È un periodo assurdo perché riesco a dormire tantissimo, come non mi succedeva da anni, perché il venerdì pomeriggio attraverso la strada e faccio un’ora (gratuita) di yoga perché il cam sta proprio di fronte casa e io non ne ho mai approfittato. È un periodo assurdo perché all’improvviso ho goduto del silenzio domestico dopo mesi di baccano insopportabile e poi perché il 2022 mi ha portato così tanto dolore e problemi e disarmonie che davvero adesso questa mi pare la vita migliore possibile. È un periodo assurdo perché non sono innamorata di nessuno e questa per me è la vera grande liberazione di una vita intera: dopo anni a voler bene a catorci dimenticabilissimi, lontani anni luce dalla costruzione tutta ideale che di loro mi ero fatta, a sognarne altrettanti che all’improvviso hanno smesso di piacermi e per i quali ancora oggi mi chiedo perché avevano cominciato ad interessarmi, altri che mi hanno così deluso che ancora mi si forma una riga in fronte quando mi ritornano in mente, a quelli a cui ho dato una possibilità solo perché insistevano così tanto che pensavo che potessero avere ragione loro (maddechè). Oggi, finalmente, ho capito che il problema, ma pure la soluzione, ero soltanto io. Io sono fatta per assecondare la mia irriducibile indole solitaria, mi piace stimare le persone di valore che incontro ma poi, di fatto, non ho mai cercato davvero nessuno da amare. Mi piace imparare, impegnarmi, ascoltare, capire…ma non voglio perdere tempo a mediare la mia vita con chicchessia. E poi mi piace sapere di non dover educare nessuno, di non aver ceduto alla trappola riproduttiva neppure quando avrei ancora potuto, di non essere costretta a sacrificarmi per rapporti in cui credo solo fino a un certo punto e poi all’improvviso non più. L’impegno ostinato nei rapporti è un concetto colpevolmente sopravvalutato: se una relazione diventa faticosa bisogna lasciarla evolvere in altro spezzando per sempre certe catene.
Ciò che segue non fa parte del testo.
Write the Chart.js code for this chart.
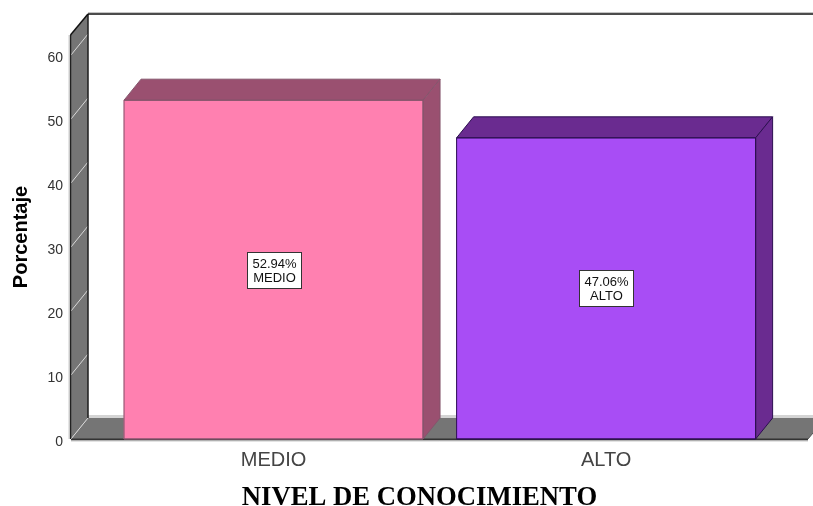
<!DOCTYPE html>
<html>
<head>
<meta charset="utf-8">
<style>
  html, body { margin: 0; padding: 0; background: #fff; }
  canvas { display: block; }
</style>
</head>
<body>
<canvas id="chart" width="813" height="506"></canvas>
<script src="https://cdn.jsdelivr.net/npm/chart.js@4"></script>
<script>
const categories = ['MEDIO', 'ALTO'];
const percentages = [52.94, 47.06];
const frontColors = ['#ff80b0', '#a84df5'];
const topColors = ['#9a5070', '#6a2b90'];
const edgeColors = ['#84556c', '#2c0f50'];
const yTicks = [0, 10, 20, 30, 40, 50, 60];
const xTitle = 'NIVEL DE CONOCIMIENTO';

// depth of the fake 3D box, in px
const DX = 17;
const DY = -21;

function poly(ctx, pts, fill, stroke, width) {
    ctx.beginPath();
    pts.forEach((p, i) => i ? ctx.lineTo(p[0], p[1]) : ctx.moveTo(p[0], p[1]));
    ctx.closePath();
    if (fill) { ctx.fillStyle = fill; ctx.fill(); }
    if (stroke) { ctx.strokeStyle = stroke; ctx.lineWidth = width || 1; ctx.stroke(); }
}

function line(ctx, x1, y1, x2, y2, color, width) {
    ctx.beginPath();
    ctx.moveTo(x1, y1);
    ctx.lineTo(x2, y2);
    ctx.strokeStyle = color;
    ctx.lineWidth = width;
    ctx.stroke();
}

// back wall, left wall and floor go under the bars
const roomPlugin = {
    id: 'room',
    beforeDatasetsDraw(chart) {
        const ctx = chart.ctx;
        const { left, right, top, bottom } = chart.chartArea;
        const y = chart.scales.y;
        const w = chart.width;
        ctx.save();

        // floor
        poly(ctx, [[left, bottom], [left + DX, bottom + DY], [w, bottom + DY], [w, bottom + DY + 15], [right, bottom]], '#757575');
        line(ctx, left + DX, bottom + DY - 1.5, w, bottom + DY - 1.5, '#d4d4d4', 3);
        line(ctx, left, bottom + 0.5, right, bottom + 0.5, '#333333', 2);
        line(ctx, left, bottom + 2, right, bottom + 2, '#c8c8c8', 1);
        line(ctx, right, bottom, w, bottom + DY + 15, '#555555', 1);

        // left wall
        poly(ctx, [[left, top], [left + DX, top + DY], [left + DX, bottom + DY], [left, bottom]], '#757575');
        y.ticks.forEach(t => {
            const py = y.getPixelForValue(t.value);
            line(ctx, left, py, left + DX, py + DY, '#d8d8d8', 1);
        });
        line(ctx, left - 0.5, top, left - 0.5, bottom, '#222222', 1.5);
        line(ctx, left - 2, top, left - 2, bottom, '#cccccc', 1);
        line(ctx, left + DX, top + DY, left + DX, bottom + DY, '#1c1c1c', 1.5);
        line(ctx, left - 0.5, top, left + DX, top + DY, '#111111', 1.5);

        // top edge of the back wall
        line(ctx, left + DX, top + DY, w, top + DY, '#111111', 1.5);
        line(ctx, left + DX, top + DY - 1.5, w, top + DY - 1.5, '#c4c4c4', 1);
        ctx.restore();
    },
    afterDatasetsDraw(chart) {
        const ctx = chart.ctx;
        const meta = chart.getDatasetMeta(0);
        ctx.save();
        meta.data.forEach((bar, i) => {
            const l = bar.x - bar.width / 2;
            const r = bar.x + bar.width / 2;
            const t = bar.y;
            const b = bar.base;
            poly(ctx, [[l, t], [l + DX, t + DY], [r + DX, t + DY], [r, t]], topColors[i], edgeColors[i], 1);
            poly(ctx, [[r, t], [r + DX, t + DY], [r + DX, b + DY], [r, b]], topColors[i], edgeColors[i], 1);
            line(ctx, l, t, r, t, edgeColors[i], 1);
            line(ctx, r, t, r, b, edgeColors[i], 1);
            line(ctx, l, t, l, b, edgeColors[i], 1);
            line(ctx, l, b, r, b, edgeColors[i], 1.5);

            // value box in the middle of the bar
            const cx = Math.round(bar.x);
            const cy = Math.round((t + b) / 2);
            ctx.fillStyle = '#ffffff';
            ctx.fillRect(cx - 26, cy - 17, 53, 35);
            ctx.strokeStyle = '#333333';
            ctx.lineWidth = 1;
            ctx.strokeRect(cx - 26.5, cy - 17.5, 54, 36);
            ctx.fillStyle = '#111111';
            ctx.font = '13px "Liberation Sans"';
            ctx.textAlign = 'center';
            ctx.textBaseline = 'middle';
            ctx.fillText(percentages[i].toFixed(2) + '%', cx + 0.5, cy - 6);
            ctx.fillText(categories[i], cx + 0.5, cy + 8);
        });

        // axis title sits left of the plot centre, so the scale title can't place it
        ctx.fillStyle = '#000000';
        ctx.font = 'bold 26.7px "Liberation Serif"';
        ctx.textAlign = 'center';
        ctx.textBaseline = 'middle';
        ctx.fillText(xTitle, 419.5, 498);
        ctx.restore();
    }
};

// y tick labels sit a bit below their tick in the original
function nudgeLabels(axis) {
    if (axis.nudged) return;
    axis.nudged = true;
    const drawLabels = axis.drawLabels;
    axis.drawLabels = function () {
        axis.ctx.save();
        axis.ctx.translate(0, 3.5);
        drawLabels.call(axis);
        axis.ctx.restore();
    };
}

new Chart(document.getElementById('chart').getContext('2d'), {
    type: 'bar',
    data: {
        datasets: [{
            data: percentages.map((v, i) => ({ x: i, y: v })),
            backgroundColor: frontColors,
            borderWidth: 0,
            barThickness: 299
        }]
    },
    plugins: [roomPlugin],
    options: {
        responsive: false,
        animation: false,
        layout: { padding: { top: 35, right: 5, left: 0, bottom: 0 } },
        plugins: { legend: { display: false }, tooltip: { enabled: false } },
        scales: {
            x: {
                type: 'linear',
                offset: false,
                min: -0.609,
                max: 1.607,
                grid: { display: false },
                border: { display: false },
                afterBuildTicks(axis) {
                    axis.ticks = categories.map((c, i) => ({ value: i }));
                },
                afterFit(axis) { axis.height = 67; },
                ticks: {
                    autoSkip: false,
                    maxRotation: 0,
                    padding: 1,
                    color: '#444444',
                    font: { family: '"Liberation Sans"', size: 20 },
                    callback: v => categories[v]
                }
            },
            y: {
                min: 0,
                max: 63.125,
                grid: { display: false },
                border: { display: false },
                afterBuildTicks(axis) {
                    axis.ticks = yTicks.map(v => ({ value: v }));
                },
                afterFit(axis) { axis.width = 71; },
                afterUpdate: nudgeLabels,
                ticks: {
                    includeBounds: false,
                    padding: 0,
                    color: '#333333',
                    font: { family: '"Liberation Sans"', size: 14 }
                },
                title: {
                    display: true,
                    text: 'Porcentaje',
                    color: '#000000',
                    font: { family: '"Liberation Sans"', size: 20, weight: 'bold' },
                    padding: { top: 9, bottom: 0 }
                }
            }
        }
    }
});
</script>
</body>
</html>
La mia età, e solo grazie a lei, mi ha concesso di capire che la mia solitudine non è una mera attesa temporanea, una fase necessariamente limitata, per essere pronta all’incontro del destino, ma una scelta ottimale, priva di compromessi, di responsabilità dettate da modelli sociali in cui non mi riconosco da quando sono piccola piccola. Mi piace che quello che sono diventata oggi sia un traguardo, una scelta precisa in cui la libertà possa coincidere con la massima espressione di me stessa.

So che questo stato di grazia non dipende soltanto da me, prova ne sia che vivo nell’incubo costante che il terrificante bambino del piano di sopra possa ritornare (mio Dio che ipotesi orrenda). Ma finché dura me lo godo fino in fondo. Perché davvero io so di non desiderare nient’altro di quello che ho oggi. E mi pare incredibile, nuovo, insospettabile. Assenza di smanie, inquietudini, tensioni verso chissà cosa.

E quando anche tutto questo benessere dovesse andar perduto, nessuno potrà mai togliermi il fatto che nel 2014 io, assieme ad un fiume di adolescenti e appassionati lettori di cose veramente nuove, stavo in fila per Zerocalcare. Sapevo già un sacco di cose. E però ancora non lo sapevo. Evviva!